Exercise instructions:
Below are entries to be transcribed exactly; exclude the pictures from the copy.

Provided entries:
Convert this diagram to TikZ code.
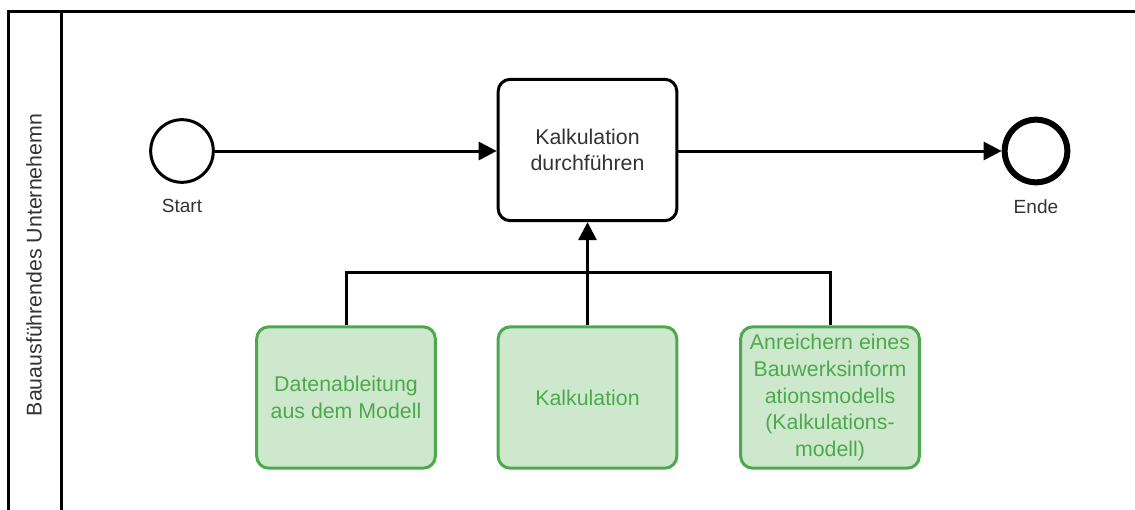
\documentclass[tikz,border=0pt]{standalone}
\usepackage{fontspec}
\setmainfont{Liberation Sans}
\usetikzlibrary{arrows.meta}
\definecolor{gfill}{HTML}{CDE8CD}
\definecolor{gdraw}{HTML}{4EA84E}
\definecolor{gtext}{HTML}{4CAA4C}
\definecolor{txt}{HTML}{333333}
\tikzset{
  lw/.style={line width=2.25pt},
  task/.style={draw=black, lw, rounded corners=9pt, minimum width=134pt, minimum height=106pt, inner sep=0pt, align=center, text=txt, font=\fontsize{16}{20}\selectfont},
  gbox/.style={task, draw=gdraw, fill=gfill, text=gtext},
  evt/.style={circle, draw=black, lw, minimum size=47pt, inner sep=0pt},
  lbl/.style={text=txt, font=\fontsize{14.3}{17}\selectfont, inner sep=0pt},
  flow/.style={draw=black, lw, -{Triangle[length=13.5pt,width=13.5pt]}},
  conn/.style={draw=black, lw}
}
\begin{document}
\begin{tikzpicture}[x=0.75pt,y=-0.75pt]
\useasboundingbox (0,0) rectangle (1135,510);
\begin{scope}
\clip (0,0) rectangle (1135,510);
\draw[lw] (8,12) rectangle (1145,520);
\draw[lw] (61,12) -- (61,520);
\end{scope}
\node[rotate=90, text=txt, font=\fontsize{16}{18}\selectfont, inner sep=0pt] (lane) at (34,265) {Bauausführendes Unternehemn};

\node[evt] (start) at (182,151) {};
\node[lbl] (startl) at (182,206) {Start};
\node[task] (t) at (587.5,150) {Kalkulation\\durchführen};
\node[evt, line width=4.5pt] (end) at (1036,151) {};
\node[lbl] (endl) at (1036,207) {Ende};

\node[gbox] (b1) at (346,397.5) {Datenableitung\\aus dem Modell};
\node[gbox] (b2) at (587.5,397.5) {Kalkulation};
\node[gbox] (b3) at (830,397.5) {Anreichern eines\\Bauwerksinform\\ationsmodells\\(Kalkulations-\\modell)};

\draw[flow] (start) -- (t.west |- start);
\draw[flow] (t.east |- end) -- (end);
\coordinate (j) at (587.5,272);
\draw[conn] (b1.north) |- (j) -| (b3.north);
\draw[flow] (b2.north) -- (t.south);
\end{tikzpicture}
\end{document}
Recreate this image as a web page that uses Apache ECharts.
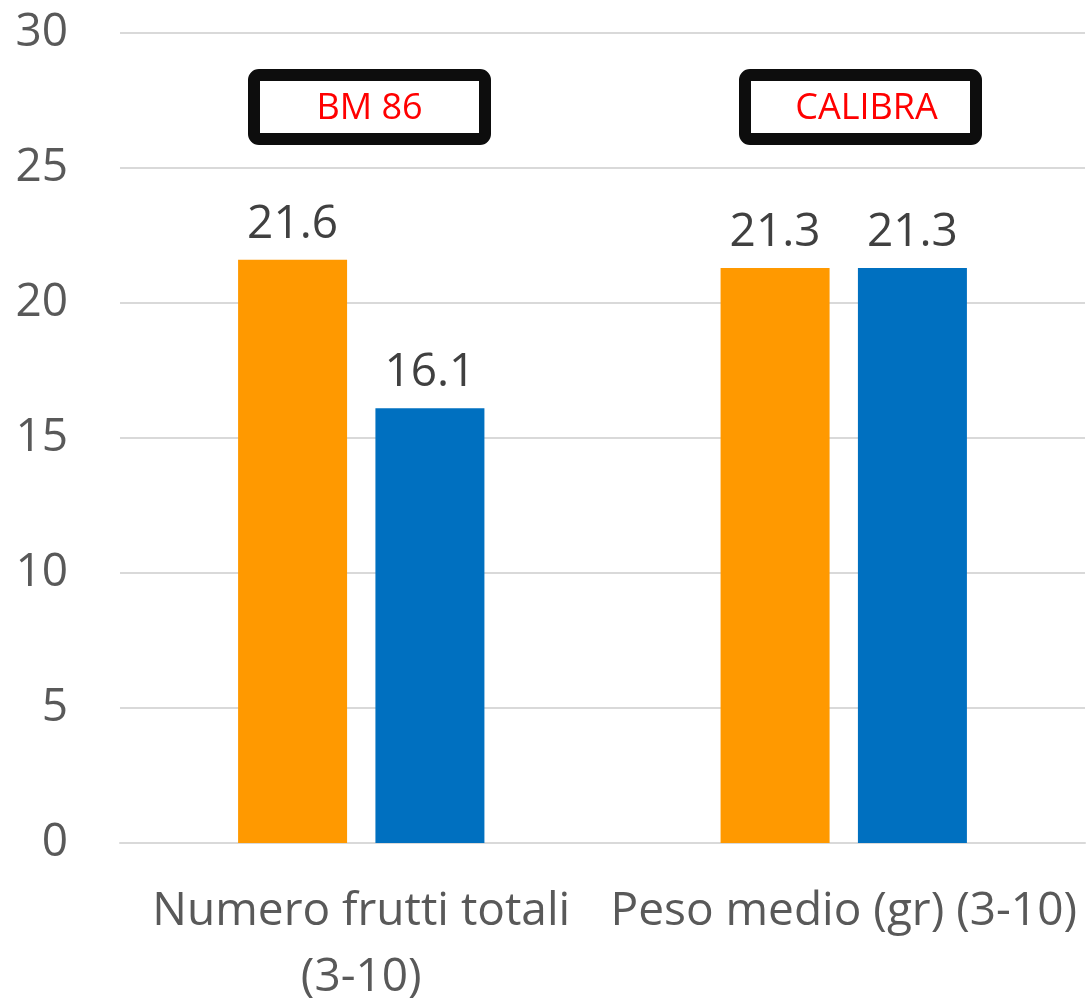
<!DOCTYPE html>
<html>
<head>
<meta charset="utf-8">
<script src="https://cdn.jsdelivr.net/npm/echarts@6/dist/echarts.min.js"></script>
<style>
  html, body { margin: 0; padding: 0; background: #fff; }
  #bar { width: 1091px; height: 1003px; }
</style>
</head>
<body>
<div id="bar"></div>
<script>
var categories = ['Numero frutti totali\n(3-10)', 'Peso medio (gr) (3-10)'];
var serieArancio = [21.6, 21.3];
var serieBlu = [16.1, 21.3];
var yTicks = [0, 5, 10, 15, 20, 25, 30];
var boxLabels = ['BM 86', 'CALIBRA'];

var font = 'Open Sans';

function box(x, label) {
    // riquadro con bordo nero spesso e testo rosso
    return {
        type: 'group',
        left: x,
        top: 69,
        children: [{
            type: 'rect',
            shape: { x: 6, y: 6, width: 231, height: 64, r: 5 },
            style: { fill: '#fff', stroke: '#0d0d0d', lineWidth: 12 }
        }, {
            type: 'text',
            style: {
                x: 121.5 + (label === 'CALIBRA' ? 6 : 0),
                y: 40,
                text: label,
                fill: '#ff0000',
                font: '36px "' + font + '"',
                align: 'center',
                verticalAlign: 'middle'
            }
        }]
    };
}

var myChart = echarts.init(document.getElementById('bar'));
var option = {
    animation: false,
    grid: {
        left: 120,
        right: 6,
        top: 33,
        bottom: 160,
        outerBoundsMode: 'none'
    },
    xAxis: {
        type: 'category',
        data: categories,
        axisLine: { lineStyle: { color: '#d9d9d9', width: 2 } },
        axisTick: { show: false },
        axisLabel: {
            interval: 0,
            color: '#595959',
            fontFamily: font,
            fontSize: 46,
            lineHeight: 66,
            margin: 36
        }
    },
    yAxis: {
        type: 'value',
        min: yTicks[0],
        max: yTicks[yTicks.length - 1],
        interval: yTicks[1] - yTicks[0],
        axisLine: { show: false },
        axisTick: { show: false },
        splitLine: { lineStyle: { color: '#d9d9d9', width: 2 } },
        axisLabel: {
            color: '#595959',
            fontFamily: font,
            fontSize: 46,
            margin: 52
        }
    },
    series: [{
        name: 'Serie 1',
        type: 'bar',
        data: serieArancio,
        barWidth: 109,
        barGap: '26%',
        itemStyle: { color: '#ff9900' },
        label: {
            show: true,
            position: 'top',
            distance: 12,
            color: '#404040',
            fontFamily: font,
            fontSize: 46
        }
    }, {
        name: 'Serie 2',
        type: 'bar',
        data: serieBlu,
        barWidth: 109,
        itemStyle: { color: '#0070c0' },
        label: {
            show: true,
            position: 'top',
            distance: 12,
            color: '#404040',
            fontFamily: font,
            fontSize: 46
        }
    }],
    graphic: [box(248, boxLabels[0]), box(739, boxLabels[1])]
};
myChart.setOption(option);
</script>
</body>
</html>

Task output:
Convert this diagram to TikZ code.
\documentclass[tikz,border=0pt]{standalone}
\usepackage{fontspec}
\setmainfont{Liberation Sans}
\usetikzlibrary{arrows.meta}
\definecolor{gfill}{HTML}{CDE8CD}
\definecolor{gdraw}{HTML}{4EA84E}
\definecolor{gtext}{HTML}{4CAA4C}
\definecolor{txt}{HTML}{333333}
\tikzset{
  lw/.style={line width=2.25pt},
  task/.style={draw=black, lw, rounded corners=9pt, minimum width=134pt, minimum height=106pt, inner sep=0pt, align=center, text=txt, font=\fontsize{16}{20}\selectfont},
  gbox/.style={task, draw=gdraw, fill=gfill, text=gtext},
  evt/.style={circle, draw=black, lw, minimum size=47pt, inner sep=0pt},
  lbl/.style={text=txt, font=\fontsize{14.3}{17}\selectfont, inner sep=0pt},
  flow/.style={draw=black, lw, -{Triangle[length=13.5pt,width=13.5pt]}},
  conn/.style={draw=black, lw}
}
\begin{document}
\begin{tikzpicture}[x=0.75pt,y=-0.75pt]
\useasboundingbox (0,0) rectangle (1135,510);
\begin{scope}
\clip (0,0) rectangle (1135,510);
\draw[lw] (8,12) rectangle (1145,520);
\draw[lw] (61,12) -- (61,520);
\end{scope}
\node[rotate=90, text=txt, font=\fontsize{16}{18}\selectfont, inner sep=0pt] (lane) at (34,265) {Bauausführendes Unternehemn};

\node[evt] (start) at (182,151) {};
\node[lbl] (startl) at (182,206) {Start};
\node[task] (t) at (587.5,150) {Kalkulation\\durchführen};
\node[evt, line width=4.5pt] (end) at (1036,151) {};
\node[lbl] (endl) at (1036,207) {Ende};

\node[gbox] (b1) at (346,397.5) {Datenableitung\\aus dem Modell};
\node[gbox] (b2) at (587.5,397.5) {Kalkulation};
\node[gbox] (b3) at (830,397.5) {Anreichern eines\\Bauwerksinform\\ationsmodells\\(Kalkulations-\\modell)};

\draw[flow] (start) -- (t.west |- start);
\draw[flow] (t.east |- end) -- (end);
\coordinate (j) at (587.5,272);
\draw[conn] (b1.north) |- (j) -| (b3.north);
\draw[flow] (b2.north) -- (t.south);
\end{tikzpicture}
\end{document}
Recreate this image as a web page that uses Apache ECharts.
<!DOCTYPE html>
<html>
<head>
<meta charset="utf-8">
<script src="https://cdn.jsdelivr.net/npm/echarts@6/dist/echarts.min.js"></script>
<style>
  html, body { margin: 0; padding: 0; background: #fff; }
  #bar { width: 1091px; height: 1003px; }
</style>
</head>
<body>
<div id="bar"></div>
<script>
var categories = ['Numero frutti totali\n(3-10)', 'Peso medio (gr) (3-10)'];
var serieArancio = [21.6, 21.3];
var serieBlu = [16.1, 21.3];
var yTicks = [0, 5, 10, 15, 20, 25, 30];
var boxLabels = ['BM 86', 'CALIBRA'];

var font = 'Open Sans';

function box(x, label) {
    // riquadro con bordo nero spesso e testo rosso
    return {
        type: 'group',
        left: x,
        top: 69,
        children: [{
            type: 'rect',
            shape: { x: 6, y: 6, width: 231, height: 64, r: 5 },
            style: { fill: '#fff', stroke: '#0d0d0d', lineWidth: 12 }
        }, {
            type: 'text',
            style: {
                x: 121.5 + (label === 'CALIBRA' ? 6 : 0),
                y: 40,
                text: label,
                fill: '#ff0000',
                font: '36px "' + font + '"',
                align: 'center',
                verticalAlign: 'middle'
            }
        }]
    };
}

var myChart = echarts.init(document.getElementById('bar'));
var option = {
    animation: false,
    grid: {
        left: 120,
        right: 6,
        top: 33,
        bottom: 160,
        outerBoundsMode: 'none'
    },
    xAxis: {
        type: 'category',
        data: categories,
        axisLine: { lineStyle: { color: '#d9d9d9', width: 2 } },
        axisTick: { show: false },
        axisLabel: {
            interval: 0,
            color: '#595959',
            fontFamily: font,
            fontSize: 46,
            lineHeight: 66,
            margin: 36
        }
    },
    yAxis: {
        type: 'value',
        min: yTicks[0],
        max: yTicks[yTicks.length - 1],
        interval: yTicks[1] - yTicks[0],
        axisLine: { show: false },
        axisTick: { show: false },
        splitLine: { lineStyle: { color: '#d9d9d9', width: 2 } },
        axisLabel: {
            color: '#595959',
            fontFamily: font,
            fontSize: 46,
            margin: 52
        }
    },
    series: [{
        name: 'Serie 1',
        type: 'bar',
        data: serieArancio,
        barWidth: 109,
        barGap: '26%',
        itemStyle: { color: '#ff9900' },
        label: {
            show: true,
            position: 'top',
            distance: 12,
            color: '#404040',
            fontFamily: font,
            fontSize: 46
        }
    }, {
        name: 'Serie 2',
        type: 'bar',
        data: serieBlu,
        barWidth: 109,
        itemStyle: { color: '#0070c0' },
        label: {
            show: true,
            position: 'top',
            distance: 12,
            color: '#404040',
            fontFamily: font,
            fontSize: 46
        }
    }],
    graphic: [box(248, boxLabels[0]), box(739, boxLabels[1])]
};
myChart.setOption(option);
</script>
</body>
</html>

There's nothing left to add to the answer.